Hacker News new | ask | show | jobs
by moelf 1657 days ago
like some other commenters here, https://github.com/CliMA/Oceananigans.jl immediately comes to mind, maybe it would be fun to compare projects on this scale between JAX/Julia.

> JAX offers more than just a JIT compiler: JAX functions are also differentiable

if the downstream library is completely implemented in JAX (numba) ecosystem. Similar for Julia, except implementing fast code in Julia is natural, doesn't involve debugging 3 compilers (Cpython, Numba, Jax). Many python library is only differentiable because the 100x more effort were put in writing C/C++ backend, binding to python, and writing chain rules for foreign functions.

I would imagine Julia to be a good fit for this direction in the future!

3 comments

Oh another thing, in the chaotic regime which is of interest, standard automatic differentiation schemes don't even apply as you require shadow adjoints given the shadow trajectory leads to inaccurate calculations for the gradient. Julia's system is the only one that I know of that has shadow adjoints for differentiation of ergodic properties.

https://frankschae.github.io/post/shadowing/

So unless the purpose is to only differentiate the simulator for short time periods or in the absence of chaos, I cannot see differentiation as a good justification because AD will not give a stable algorithm on that type of problem.

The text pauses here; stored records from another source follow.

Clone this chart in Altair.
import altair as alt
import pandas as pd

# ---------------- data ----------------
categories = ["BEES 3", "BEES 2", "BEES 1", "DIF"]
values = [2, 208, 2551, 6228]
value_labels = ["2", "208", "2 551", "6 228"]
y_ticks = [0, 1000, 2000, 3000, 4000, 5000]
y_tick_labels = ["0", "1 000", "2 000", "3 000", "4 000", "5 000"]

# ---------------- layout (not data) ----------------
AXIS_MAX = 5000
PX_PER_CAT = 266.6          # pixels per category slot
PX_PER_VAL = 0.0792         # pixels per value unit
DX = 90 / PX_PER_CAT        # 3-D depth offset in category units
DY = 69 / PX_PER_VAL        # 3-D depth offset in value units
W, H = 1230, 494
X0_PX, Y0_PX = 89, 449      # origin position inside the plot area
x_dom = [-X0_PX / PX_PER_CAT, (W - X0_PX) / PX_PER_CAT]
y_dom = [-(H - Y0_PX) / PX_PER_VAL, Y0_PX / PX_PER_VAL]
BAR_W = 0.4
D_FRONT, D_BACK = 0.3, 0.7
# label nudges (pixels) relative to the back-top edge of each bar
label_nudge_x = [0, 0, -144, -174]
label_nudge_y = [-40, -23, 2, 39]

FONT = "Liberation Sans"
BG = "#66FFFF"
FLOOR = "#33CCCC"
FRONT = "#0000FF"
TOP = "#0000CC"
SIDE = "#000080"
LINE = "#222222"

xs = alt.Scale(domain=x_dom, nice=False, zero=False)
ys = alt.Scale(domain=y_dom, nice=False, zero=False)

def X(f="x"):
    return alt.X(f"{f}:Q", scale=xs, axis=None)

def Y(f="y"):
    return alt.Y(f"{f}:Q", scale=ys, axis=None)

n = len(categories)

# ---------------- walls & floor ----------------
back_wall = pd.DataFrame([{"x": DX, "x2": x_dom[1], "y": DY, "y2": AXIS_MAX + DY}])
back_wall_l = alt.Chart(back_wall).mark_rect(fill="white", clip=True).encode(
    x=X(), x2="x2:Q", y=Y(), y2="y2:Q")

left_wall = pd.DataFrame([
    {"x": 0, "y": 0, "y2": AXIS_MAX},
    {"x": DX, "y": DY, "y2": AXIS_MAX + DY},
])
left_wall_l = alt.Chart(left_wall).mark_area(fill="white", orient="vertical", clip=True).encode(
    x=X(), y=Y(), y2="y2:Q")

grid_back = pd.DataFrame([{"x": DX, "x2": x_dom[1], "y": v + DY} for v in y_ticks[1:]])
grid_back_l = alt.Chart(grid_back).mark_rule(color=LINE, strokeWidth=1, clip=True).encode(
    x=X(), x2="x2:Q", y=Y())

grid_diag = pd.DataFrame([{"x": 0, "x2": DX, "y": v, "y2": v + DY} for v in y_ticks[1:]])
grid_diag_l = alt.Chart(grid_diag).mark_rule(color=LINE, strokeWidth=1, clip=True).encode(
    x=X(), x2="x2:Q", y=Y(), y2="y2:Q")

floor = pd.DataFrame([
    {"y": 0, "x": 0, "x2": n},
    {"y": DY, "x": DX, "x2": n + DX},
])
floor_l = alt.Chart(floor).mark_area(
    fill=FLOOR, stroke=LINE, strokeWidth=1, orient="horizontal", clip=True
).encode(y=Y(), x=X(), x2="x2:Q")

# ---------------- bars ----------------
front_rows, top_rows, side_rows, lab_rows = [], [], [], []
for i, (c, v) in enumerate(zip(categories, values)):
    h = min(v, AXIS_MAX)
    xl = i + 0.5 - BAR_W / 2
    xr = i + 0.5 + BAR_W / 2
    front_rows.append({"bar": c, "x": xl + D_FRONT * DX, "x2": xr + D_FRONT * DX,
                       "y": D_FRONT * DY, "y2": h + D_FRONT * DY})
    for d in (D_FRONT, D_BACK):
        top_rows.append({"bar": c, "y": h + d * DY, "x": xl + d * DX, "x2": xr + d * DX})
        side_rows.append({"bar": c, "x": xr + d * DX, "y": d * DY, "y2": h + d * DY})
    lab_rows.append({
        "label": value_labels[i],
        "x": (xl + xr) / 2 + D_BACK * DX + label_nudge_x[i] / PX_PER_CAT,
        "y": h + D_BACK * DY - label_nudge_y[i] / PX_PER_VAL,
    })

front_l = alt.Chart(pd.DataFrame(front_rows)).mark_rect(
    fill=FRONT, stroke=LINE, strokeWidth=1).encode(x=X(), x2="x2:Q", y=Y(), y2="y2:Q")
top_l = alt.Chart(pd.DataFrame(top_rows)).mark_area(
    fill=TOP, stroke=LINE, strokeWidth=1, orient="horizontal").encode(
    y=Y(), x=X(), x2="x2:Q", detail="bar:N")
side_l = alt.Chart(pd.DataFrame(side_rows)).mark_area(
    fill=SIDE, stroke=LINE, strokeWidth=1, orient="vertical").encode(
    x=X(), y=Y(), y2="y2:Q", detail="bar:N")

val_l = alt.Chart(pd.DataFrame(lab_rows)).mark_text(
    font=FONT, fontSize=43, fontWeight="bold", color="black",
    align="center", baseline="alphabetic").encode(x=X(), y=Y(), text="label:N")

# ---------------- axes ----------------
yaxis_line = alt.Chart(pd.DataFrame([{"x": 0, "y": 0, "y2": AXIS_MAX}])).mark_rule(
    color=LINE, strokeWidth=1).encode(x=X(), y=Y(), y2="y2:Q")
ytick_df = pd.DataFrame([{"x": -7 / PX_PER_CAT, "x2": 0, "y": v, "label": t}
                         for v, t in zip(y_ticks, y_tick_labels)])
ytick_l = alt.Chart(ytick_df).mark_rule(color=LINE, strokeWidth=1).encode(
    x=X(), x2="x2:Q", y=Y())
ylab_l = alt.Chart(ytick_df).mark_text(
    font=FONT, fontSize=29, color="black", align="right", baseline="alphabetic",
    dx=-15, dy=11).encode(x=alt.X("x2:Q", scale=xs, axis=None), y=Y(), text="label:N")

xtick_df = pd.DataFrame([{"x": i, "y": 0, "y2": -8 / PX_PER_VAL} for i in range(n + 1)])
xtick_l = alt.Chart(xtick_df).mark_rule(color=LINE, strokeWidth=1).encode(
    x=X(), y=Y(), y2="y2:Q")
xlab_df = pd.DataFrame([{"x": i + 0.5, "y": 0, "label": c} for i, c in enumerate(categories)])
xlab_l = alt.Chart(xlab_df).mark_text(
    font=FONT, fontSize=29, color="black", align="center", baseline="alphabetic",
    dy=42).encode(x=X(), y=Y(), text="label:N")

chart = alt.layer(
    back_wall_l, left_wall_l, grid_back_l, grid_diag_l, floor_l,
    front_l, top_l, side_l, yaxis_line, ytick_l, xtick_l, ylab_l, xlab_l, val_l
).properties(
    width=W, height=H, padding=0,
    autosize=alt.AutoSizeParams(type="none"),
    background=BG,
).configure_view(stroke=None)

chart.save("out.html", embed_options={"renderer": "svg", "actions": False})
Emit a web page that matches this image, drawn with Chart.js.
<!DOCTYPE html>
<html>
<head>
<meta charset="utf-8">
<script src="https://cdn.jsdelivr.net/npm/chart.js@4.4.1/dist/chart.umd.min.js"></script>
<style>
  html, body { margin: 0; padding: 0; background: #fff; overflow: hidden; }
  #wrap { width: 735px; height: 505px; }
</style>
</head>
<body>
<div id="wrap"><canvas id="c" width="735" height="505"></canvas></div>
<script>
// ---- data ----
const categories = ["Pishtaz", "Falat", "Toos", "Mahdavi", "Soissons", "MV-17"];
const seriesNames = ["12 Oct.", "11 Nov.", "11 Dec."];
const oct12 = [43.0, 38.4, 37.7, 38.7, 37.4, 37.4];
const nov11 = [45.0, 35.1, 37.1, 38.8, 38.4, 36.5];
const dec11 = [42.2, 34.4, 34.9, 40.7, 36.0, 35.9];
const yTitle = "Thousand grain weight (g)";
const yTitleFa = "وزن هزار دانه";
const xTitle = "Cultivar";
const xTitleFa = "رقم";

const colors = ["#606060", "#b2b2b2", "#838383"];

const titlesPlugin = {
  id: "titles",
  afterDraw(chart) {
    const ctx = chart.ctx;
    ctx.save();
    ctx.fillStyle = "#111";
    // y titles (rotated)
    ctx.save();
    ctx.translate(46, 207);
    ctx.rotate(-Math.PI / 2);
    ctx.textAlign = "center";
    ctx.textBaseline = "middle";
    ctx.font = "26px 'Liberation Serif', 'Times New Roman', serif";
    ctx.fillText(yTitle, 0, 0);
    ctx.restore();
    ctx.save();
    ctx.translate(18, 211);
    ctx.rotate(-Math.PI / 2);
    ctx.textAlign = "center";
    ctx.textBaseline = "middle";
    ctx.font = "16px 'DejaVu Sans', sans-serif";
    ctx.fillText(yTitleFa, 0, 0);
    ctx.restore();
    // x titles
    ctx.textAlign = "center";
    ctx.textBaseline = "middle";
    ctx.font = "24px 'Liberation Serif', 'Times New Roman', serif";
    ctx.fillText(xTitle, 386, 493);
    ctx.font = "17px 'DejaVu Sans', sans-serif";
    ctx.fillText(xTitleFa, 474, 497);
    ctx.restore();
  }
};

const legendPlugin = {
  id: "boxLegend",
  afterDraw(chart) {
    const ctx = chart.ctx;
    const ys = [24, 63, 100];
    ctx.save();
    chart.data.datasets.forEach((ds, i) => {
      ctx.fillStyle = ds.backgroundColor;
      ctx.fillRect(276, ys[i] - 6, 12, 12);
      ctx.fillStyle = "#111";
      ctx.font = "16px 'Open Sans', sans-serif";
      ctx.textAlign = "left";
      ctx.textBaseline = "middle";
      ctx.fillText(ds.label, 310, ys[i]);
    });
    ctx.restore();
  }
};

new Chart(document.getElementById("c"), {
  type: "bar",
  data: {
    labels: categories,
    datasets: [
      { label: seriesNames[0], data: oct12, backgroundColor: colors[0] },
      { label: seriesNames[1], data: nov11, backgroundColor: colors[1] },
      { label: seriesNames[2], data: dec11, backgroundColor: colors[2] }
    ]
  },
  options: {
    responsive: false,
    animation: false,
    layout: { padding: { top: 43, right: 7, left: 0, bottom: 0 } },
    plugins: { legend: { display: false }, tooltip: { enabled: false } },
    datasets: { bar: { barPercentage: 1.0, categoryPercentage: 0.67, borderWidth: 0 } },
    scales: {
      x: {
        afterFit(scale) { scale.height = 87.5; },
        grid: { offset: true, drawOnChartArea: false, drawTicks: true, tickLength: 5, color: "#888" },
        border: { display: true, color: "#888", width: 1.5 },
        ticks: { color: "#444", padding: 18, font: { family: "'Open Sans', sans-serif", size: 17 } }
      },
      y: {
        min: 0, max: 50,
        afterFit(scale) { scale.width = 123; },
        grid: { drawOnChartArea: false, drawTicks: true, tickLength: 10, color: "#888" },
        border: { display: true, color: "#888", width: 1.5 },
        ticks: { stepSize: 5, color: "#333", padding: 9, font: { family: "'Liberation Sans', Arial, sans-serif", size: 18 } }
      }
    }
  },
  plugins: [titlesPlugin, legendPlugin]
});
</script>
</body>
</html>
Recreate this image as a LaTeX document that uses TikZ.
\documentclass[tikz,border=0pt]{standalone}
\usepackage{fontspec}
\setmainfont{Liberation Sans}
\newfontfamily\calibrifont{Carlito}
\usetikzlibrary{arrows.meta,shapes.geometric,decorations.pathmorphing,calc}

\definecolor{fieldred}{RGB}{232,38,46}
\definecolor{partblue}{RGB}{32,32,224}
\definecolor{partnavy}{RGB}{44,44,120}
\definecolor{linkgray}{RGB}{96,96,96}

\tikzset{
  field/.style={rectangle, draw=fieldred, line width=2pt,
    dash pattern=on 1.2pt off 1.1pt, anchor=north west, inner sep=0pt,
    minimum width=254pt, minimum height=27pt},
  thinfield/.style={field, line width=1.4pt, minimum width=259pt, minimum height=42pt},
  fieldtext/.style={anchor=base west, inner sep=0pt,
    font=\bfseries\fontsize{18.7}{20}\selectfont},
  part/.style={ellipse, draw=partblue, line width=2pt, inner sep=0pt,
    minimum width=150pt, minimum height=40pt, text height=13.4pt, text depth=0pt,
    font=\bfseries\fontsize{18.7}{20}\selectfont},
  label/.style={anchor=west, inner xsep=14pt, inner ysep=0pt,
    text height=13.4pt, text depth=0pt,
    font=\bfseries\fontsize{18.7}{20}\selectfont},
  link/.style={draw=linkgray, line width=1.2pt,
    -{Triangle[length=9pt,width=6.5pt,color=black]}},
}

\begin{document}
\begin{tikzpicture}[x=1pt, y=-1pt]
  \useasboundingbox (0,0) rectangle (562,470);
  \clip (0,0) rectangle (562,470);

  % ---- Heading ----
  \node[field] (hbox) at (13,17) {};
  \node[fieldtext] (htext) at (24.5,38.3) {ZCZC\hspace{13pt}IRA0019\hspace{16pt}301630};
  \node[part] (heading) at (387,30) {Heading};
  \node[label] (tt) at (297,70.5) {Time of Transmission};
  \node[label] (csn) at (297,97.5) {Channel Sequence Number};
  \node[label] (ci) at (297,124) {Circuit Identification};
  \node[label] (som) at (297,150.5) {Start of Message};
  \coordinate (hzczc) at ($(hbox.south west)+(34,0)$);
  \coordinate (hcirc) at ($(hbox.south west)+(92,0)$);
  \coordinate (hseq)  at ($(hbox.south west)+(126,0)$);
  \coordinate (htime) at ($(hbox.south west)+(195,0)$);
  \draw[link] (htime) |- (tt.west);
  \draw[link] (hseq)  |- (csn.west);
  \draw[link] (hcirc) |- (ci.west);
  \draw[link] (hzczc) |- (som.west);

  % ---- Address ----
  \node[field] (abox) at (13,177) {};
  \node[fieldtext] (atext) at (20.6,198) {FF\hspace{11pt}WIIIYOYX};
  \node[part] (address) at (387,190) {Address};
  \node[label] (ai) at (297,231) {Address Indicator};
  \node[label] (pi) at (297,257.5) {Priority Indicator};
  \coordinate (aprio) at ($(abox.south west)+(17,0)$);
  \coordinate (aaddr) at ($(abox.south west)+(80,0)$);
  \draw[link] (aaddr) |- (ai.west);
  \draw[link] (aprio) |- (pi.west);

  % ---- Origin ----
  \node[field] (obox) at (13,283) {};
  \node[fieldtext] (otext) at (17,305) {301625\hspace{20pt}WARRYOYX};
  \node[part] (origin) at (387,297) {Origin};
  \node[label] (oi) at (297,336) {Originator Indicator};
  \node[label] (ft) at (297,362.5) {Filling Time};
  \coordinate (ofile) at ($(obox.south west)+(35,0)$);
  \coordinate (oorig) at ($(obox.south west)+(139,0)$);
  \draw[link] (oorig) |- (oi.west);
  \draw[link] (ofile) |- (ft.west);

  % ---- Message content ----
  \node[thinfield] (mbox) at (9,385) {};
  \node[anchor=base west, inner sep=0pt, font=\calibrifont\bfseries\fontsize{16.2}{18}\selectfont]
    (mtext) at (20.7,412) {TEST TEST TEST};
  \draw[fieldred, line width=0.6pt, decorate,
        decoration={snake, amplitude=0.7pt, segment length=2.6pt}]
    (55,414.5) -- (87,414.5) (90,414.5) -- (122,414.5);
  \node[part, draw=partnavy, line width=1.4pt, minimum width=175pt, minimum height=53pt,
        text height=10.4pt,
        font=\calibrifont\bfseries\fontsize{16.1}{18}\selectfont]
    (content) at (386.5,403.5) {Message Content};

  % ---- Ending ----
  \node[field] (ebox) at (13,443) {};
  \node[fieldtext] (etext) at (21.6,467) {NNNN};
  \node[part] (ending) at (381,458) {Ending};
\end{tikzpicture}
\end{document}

> https://github.com/CliMA/Oceananigans.jl

Off-topic, but I have to say that is one of my favourite package names in Julia. (A more recent one is [MATDaemon](https://github.com/jondeuce/MATDaemon.jl))

The real problem with the Jax code is that the non-composable programming language setup put it into a corner where it's using an extremely inefficient time stepping method that it has "optimized", but how is it optimized if you're doing 100 times more function calls than you have to? Algorithms matter, and "optimizing Adams-Bashforth 2" is a pretty silly idea.
I agree with your point regarding non-composability and ”algorithm lock in” (which may or may not be solvable woth better abstractions), but explicit time stepping schemes are still the main workhorse of global ocean modelling, so I’m not sure whether ”silly” is the right label here.
Why are explicit time stepping schemes the main tool used? Is it because the languages that these models are written in aren't flexible enough, or is there a math reason why dynamic time-stepping isn't better?
Climate models are vastly complex, and you need to bring together many experts from many disciplines to write and maintain one, and analyze the output. This seems to lead to the simplest methods coming out on top. Perhaps it could be solved with better abstractions (a lot of very smart people are trying).
That's precisely what composability solves. We're seeing in CLIMA that using more general highly optimized solvers can greatly decrease the `f` cost count moreso than focusing on really low level optimizations. Especially in things like the land model where you can have many stability issues (such as large complex eigenvalues which happen to work very poorly with multistep methods, even BDF), the ability to split the develop of the time stepping to a huge community of 100's of developers without losing performance gives something where more optimal methods for a domain arise and are found. Yes, the standard is to use something simpler. No, it's not even close to optimal and that is something that is being made very clear.